Jazzmaster assassin Nels Cline might be as close as the modern avant-garde gets to a household name. Before joining indie rock institution Wilco in 2004, Cline divided his energy between improvised contexts alongside Julius Hemphill, Vinny Golia, and brother Alex, and more song-oriented settings like Carla Bozulich’s alt-country outfit Geraldine Fibbers and Mike Watt’s Crew of the Flying Saucer. Cline continues to occupy the narrow space between pure sound and song, as exemplified by his longstanding Singers trio with drummer Scott Amendola and bassist Trevor Dunn, and his recent duo with guitar prodigy Julian Lage.
In his own words, Michigan-bred, New York-based Gerald Cleaver’s multifaceted approach to the drum set balances “static sound and extreme dynamics, melodicism within heavy texture, deep-rooted groove, unchained abandon, and the power and revelation of recurring form.” Cleaver made a name for himself through enduring partnerships with Vision Fest regulars like Roscoe Mitchell and Charles Gayle, but lately critics have been abuzz about his new musique concrète-cum-free rock quintet Black Host with Darius Jones, Cooper-Moore, Brandon Seabrook, and Pascal Niggenkemper. Pitchfork’s Hank Shteamer described 2013’s Life in the Sugar Candle Mines as, “a well-tended hot-house: feverish and bracingly weird, yet also purposeful and shrewdly strategic.”
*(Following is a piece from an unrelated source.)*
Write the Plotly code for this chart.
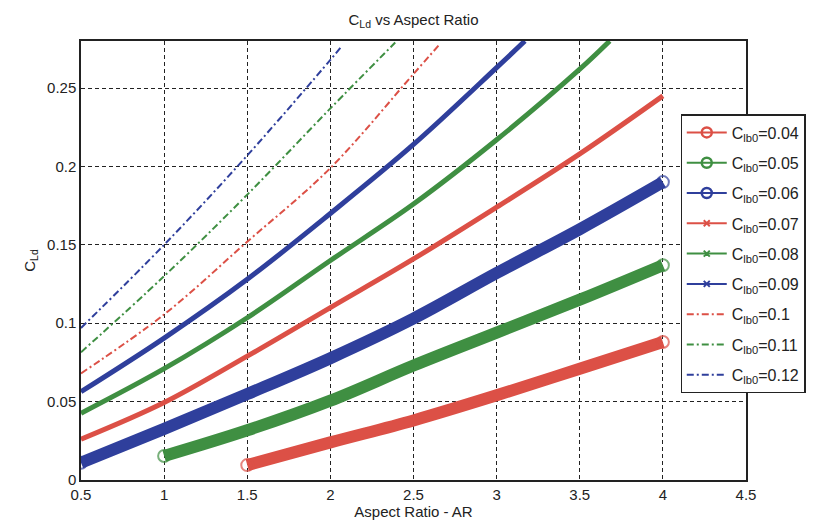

Larry Ochs is best known as founder and executive director of the Rova Sax Quartet, a San Francisco institution that pioneered the application of improvisational strategies within the context of contemporary classical music in the late 70s. Equally inspired by modernist 20th century composition and the more worldly, abrasive strands of 60s free jazz, Rova and Ochs became widely celebrated for the lengths they would go to stretch the performance parameters of notated music through early collaborations with Henry Kaiser, Fred Frith, and John Zorn. This concert marks Ochs’ first Philadelphia appearance since the Celestial Septet, a big band encompassing both the Rova Sax Quartet and the Nels Cline Singers, performed at the International House in 2011.